(Source code of charts)
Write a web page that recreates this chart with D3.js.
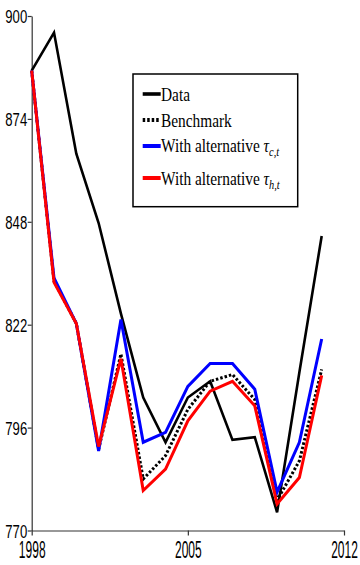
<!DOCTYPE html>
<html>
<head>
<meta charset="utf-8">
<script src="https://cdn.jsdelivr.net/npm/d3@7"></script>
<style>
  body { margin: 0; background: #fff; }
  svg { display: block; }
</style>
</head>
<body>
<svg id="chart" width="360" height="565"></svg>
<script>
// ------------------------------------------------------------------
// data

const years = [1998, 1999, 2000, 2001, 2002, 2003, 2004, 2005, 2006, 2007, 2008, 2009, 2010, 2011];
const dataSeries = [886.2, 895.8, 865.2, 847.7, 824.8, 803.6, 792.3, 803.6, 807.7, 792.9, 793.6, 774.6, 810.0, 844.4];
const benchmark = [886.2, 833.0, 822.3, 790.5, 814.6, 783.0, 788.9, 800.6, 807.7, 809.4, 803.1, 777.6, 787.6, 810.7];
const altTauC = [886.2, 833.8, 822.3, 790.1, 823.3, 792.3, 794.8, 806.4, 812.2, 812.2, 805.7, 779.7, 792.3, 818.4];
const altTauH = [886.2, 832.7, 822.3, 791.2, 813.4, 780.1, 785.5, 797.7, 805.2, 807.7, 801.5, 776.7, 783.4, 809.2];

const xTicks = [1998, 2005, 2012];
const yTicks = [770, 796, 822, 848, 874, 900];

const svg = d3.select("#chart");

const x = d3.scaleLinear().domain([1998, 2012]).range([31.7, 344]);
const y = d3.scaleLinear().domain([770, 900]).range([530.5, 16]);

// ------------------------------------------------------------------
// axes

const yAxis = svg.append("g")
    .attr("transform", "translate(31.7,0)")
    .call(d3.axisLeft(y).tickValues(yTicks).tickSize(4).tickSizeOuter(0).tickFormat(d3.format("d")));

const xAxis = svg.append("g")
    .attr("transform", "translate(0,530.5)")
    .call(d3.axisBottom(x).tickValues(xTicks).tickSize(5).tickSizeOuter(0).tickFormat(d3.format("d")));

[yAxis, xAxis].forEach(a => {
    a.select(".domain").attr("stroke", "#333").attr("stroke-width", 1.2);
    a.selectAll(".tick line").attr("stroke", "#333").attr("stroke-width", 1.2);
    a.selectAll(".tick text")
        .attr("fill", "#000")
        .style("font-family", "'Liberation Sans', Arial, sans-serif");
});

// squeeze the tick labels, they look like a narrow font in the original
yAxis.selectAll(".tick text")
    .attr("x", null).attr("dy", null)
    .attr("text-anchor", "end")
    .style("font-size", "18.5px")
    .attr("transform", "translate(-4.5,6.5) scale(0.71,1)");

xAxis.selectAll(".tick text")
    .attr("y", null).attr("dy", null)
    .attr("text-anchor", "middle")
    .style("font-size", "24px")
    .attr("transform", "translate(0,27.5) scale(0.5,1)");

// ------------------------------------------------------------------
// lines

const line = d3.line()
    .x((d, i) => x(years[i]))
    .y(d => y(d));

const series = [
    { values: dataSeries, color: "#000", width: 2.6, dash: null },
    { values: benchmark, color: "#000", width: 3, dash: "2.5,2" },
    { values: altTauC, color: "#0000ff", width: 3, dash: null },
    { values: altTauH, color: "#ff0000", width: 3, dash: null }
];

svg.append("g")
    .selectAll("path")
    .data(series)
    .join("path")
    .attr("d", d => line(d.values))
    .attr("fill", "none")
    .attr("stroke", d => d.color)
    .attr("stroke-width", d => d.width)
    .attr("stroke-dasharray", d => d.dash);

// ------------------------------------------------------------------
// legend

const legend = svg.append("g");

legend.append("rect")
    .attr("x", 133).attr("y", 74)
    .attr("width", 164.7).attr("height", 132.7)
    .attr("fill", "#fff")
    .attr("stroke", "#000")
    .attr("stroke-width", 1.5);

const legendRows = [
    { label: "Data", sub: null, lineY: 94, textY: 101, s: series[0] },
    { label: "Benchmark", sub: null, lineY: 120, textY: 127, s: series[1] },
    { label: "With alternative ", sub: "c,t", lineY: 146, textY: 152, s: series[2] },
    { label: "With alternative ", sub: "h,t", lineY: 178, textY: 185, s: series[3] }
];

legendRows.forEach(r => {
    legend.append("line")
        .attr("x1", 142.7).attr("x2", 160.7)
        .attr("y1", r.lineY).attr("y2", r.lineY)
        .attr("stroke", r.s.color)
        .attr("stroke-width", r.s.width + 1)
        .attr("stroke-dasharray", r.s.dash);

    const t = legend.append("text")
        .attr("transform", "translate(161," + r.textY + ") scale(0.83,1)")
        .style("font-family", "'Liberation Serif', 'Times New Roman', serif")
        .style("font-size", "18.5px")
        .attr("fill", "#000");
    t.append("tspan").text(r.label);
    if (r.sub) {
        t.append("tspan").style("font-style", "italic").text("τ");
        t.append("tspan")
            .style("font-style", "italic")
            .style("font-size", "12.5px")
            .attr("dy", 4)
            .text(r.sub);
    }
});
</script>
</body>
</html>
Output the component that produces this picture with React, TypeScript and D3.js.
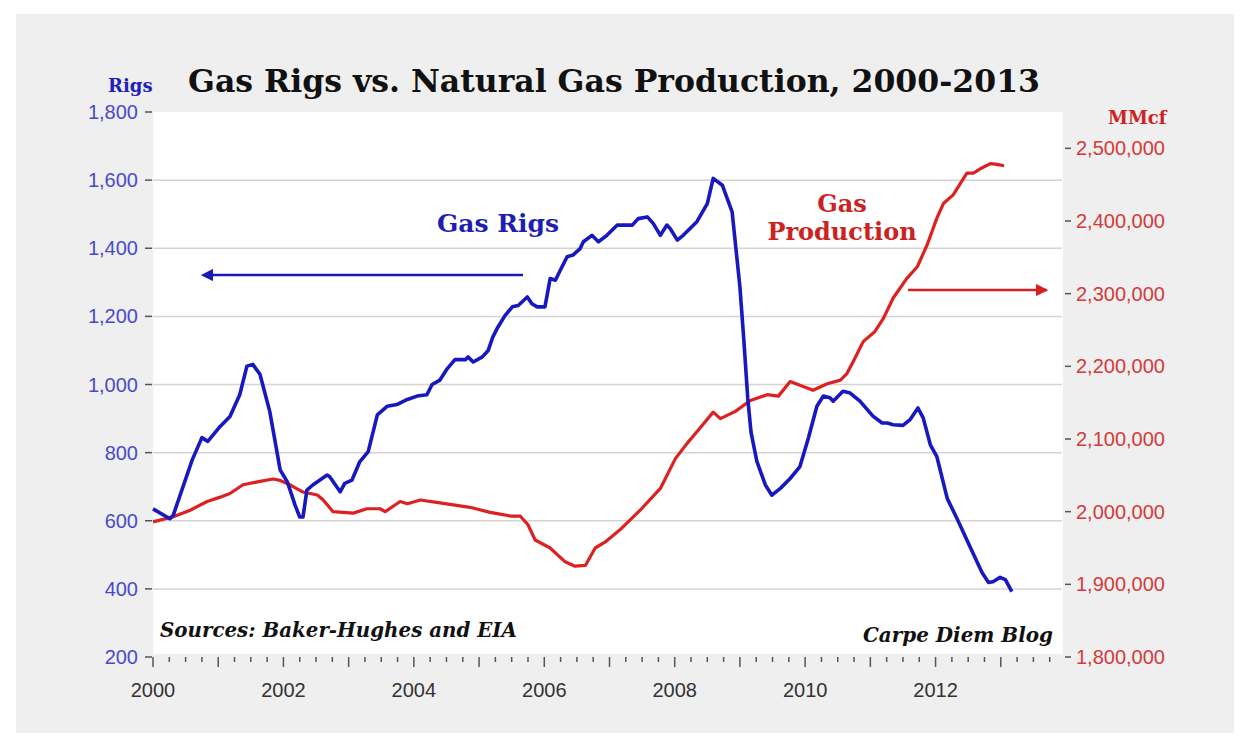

### PROBLEM DETAILS
Transcribe every entry above exactly. Omit all pictures.

### COMPLETE OUTPUT
Write a web page that recreates this chart with D3.js.
<!DOCTYPE html>
<html>
<head>
<meta charset="utf-8">
<script src="https://cdn.jsdelivr.net/npm/d3@7"></script>
<style>
  body { margin: 0; background: #fff; }
  svg { display: block; }
</style>
</head>
<body>
<svg id="chart" width="360" height="565"></svg>
<script>
// ------------------------------------------------------------------
// data

const years = [1998, 1999, 2000, 2001, 2002, 2003, 2004, 2005, 2006, 2007, 2008, 2009, 2010, 2011];
const dataSeries = [886.2, 895.8, 865.2, 847.7, 824.8, 803.6, 792.3, 803.6, 807.7, 792.9, 793.6, 774.6, 810.0, 844.4];
const benchmark = [886.2, 833.0, 822.3, 790.5, 814.6, 783.0, 788.9, 800.6, 807.7, 809.4, 803.1, 777.6, 787.6, 810.7];
const altTauC = [886.2, 833.8, 822.3, 790.1, 823.3, 792.3, 794.8, 806.4, 812.2, 812.2, 805.7, 779.7, 792.3, 818.4];
const altTauH = [886.2, 832.7, 822.3, 791.2, 813.4, 780.1, 785.5, 797.7, 805.2, 807.7, 801.5, 776.7, 783.4, 809.2];

const xTicks = [1998, 2005, 2012];
const yTicks = [770, 796, 822, 848, 874, 900];

const svg = d3.select("#chart");

const x = d3.scaleLinear().domain([1998, 2012]).range([31.7, 344]);
const y = d3.scaleLinear().domain([770, 900]).range([530.5, 16]);

// ------------------------------------------------------------------
// axes

const yAxis = svg.append("g")
    .attr("transform", "translate(31.7,0)")
    .call(d3.axisLeft(y).tickValues(yTicks).tickSize(4).tickSizeOuter(0).tickFormat(d3.format("d")));

const xAxis = svg.append("g")
    .attr("transform", "translate(0,530.5)")
    .call(d3.axisBottom(x).tickValues(xTicks).tickSize(5).tickSizeOuter(0).tickFormat(d3.format("d")));

[yAxis, xAxis].forEach(a => {
    a.select(".domain").attr("stroke", "#333").attr("stroke-width", 1.2);
    a.selectAll(".tick line").attr("stroke", "#333").attr("stroke-width", 1.2);
    a.selectAll(".tick text")
        .attr("fill", "#000")
        .style("font-family", "'Liberation Sans', Arial, sans-serif");
});

// squeeze the tick labels, they look like a narrow font in the original
yAxis.selectAll(".tick text")
    .attr("x", null).attr("dy", null)
    .attr("text-anchor", "end")
    .style("font-size", "18.5px")
    .attr("transform", "translate(-4.5,6.5) scale(0.71,1)");

xAxis.selectAll(".tick text")
    .attr("y", null).attr("dy", null)
    .attr("text-anchor", "middle")
    .style("font-size", "24px")
    .attr("transform", "translate(0,27.5) scale(0.5,1)");

// ------------------------------------------------------------------
// lines

const line = d3.line()
    .x((d, i) => x(years[i]))
    .y(d => y(d));

const series = [
    { values: dataSeries, color: "#000", width: 2.6, dash: null },
    { values: benchmark, color: "#000", width: 3, dash: "2.5,2" },
    { values: altTauC, color: "#0000ff", width: 3, dash: null },
    { values: altTauH, color: "#ff0000", width: 3, dash: null }
];

svg.append("g")
    .selectAll("path")
    .data(series)
    .join("path")
    .attr("d", d => line(d.values))
    .attr("fill", "none")
    .attr("stroke", d => d.color)
    .attr("stroke-width", d => d.width)
    .attr("stroke-dasharray", d => d.dash);

// ------------------------------------------------------------------
// legend

const legend = svg.append("g");

legend.append("rect")
    .attr("x", 133).attr("y", 74)
    .attr("width", 164.7).attr("height", 132.7)
    .attr("fill", "#fff")
    .attr("stroke", "#000")
    .attr("stroke-width", 1.5);

const legendRows = [
    { label: "Data", sub: null, lineY: 94, textY: 101, s: series[0] },
    { label: "Benchmark", sub: null, lineY: 120, textY: 127, s: series[1] },
    { label: "With alternative ", sub: "c,t", lineY: 146, textY: 152, s: series[2] },
    { label: "With alternative ", sub: "h,t", lineY: 178, textY: 185, s: series[3] }
];

legendRows.forEach(r => {
    legend.append("line")
        .attr("x1", 142.7).attr("x2", 160.7)
        .attr("y1", r.lineY).attr("y2", r.lineY)
        .attr("stroke", r.s.color)
        .attr("stroke-width", r.s.width + 1)
        .attr("stroke-dasharray", r.s.dash);

    const t = legend.append("text")
        .attr("transform", "translate(161," + r.textY + ") scale(0.83,1)")
        .style("font-family", "'Liberation Serif', 'Times New Roman', serif")
        .style("font-size", "18.5px")
        .attr("fill", "#000");
    t.append("tspan").text(r.label);
    if (r.sub) {
        t.append("tspan").style("font-style", "italic").text("τ");
        t.append("tspan")
            .style("font-style", "italic")
            .style("font-size", "12.5px")
            .attr("dy", 4)
            .text(r.sub);
    }
});
</script>
</body>
</html>
Output the component that produces this picture with React, TypeScript and D3.js.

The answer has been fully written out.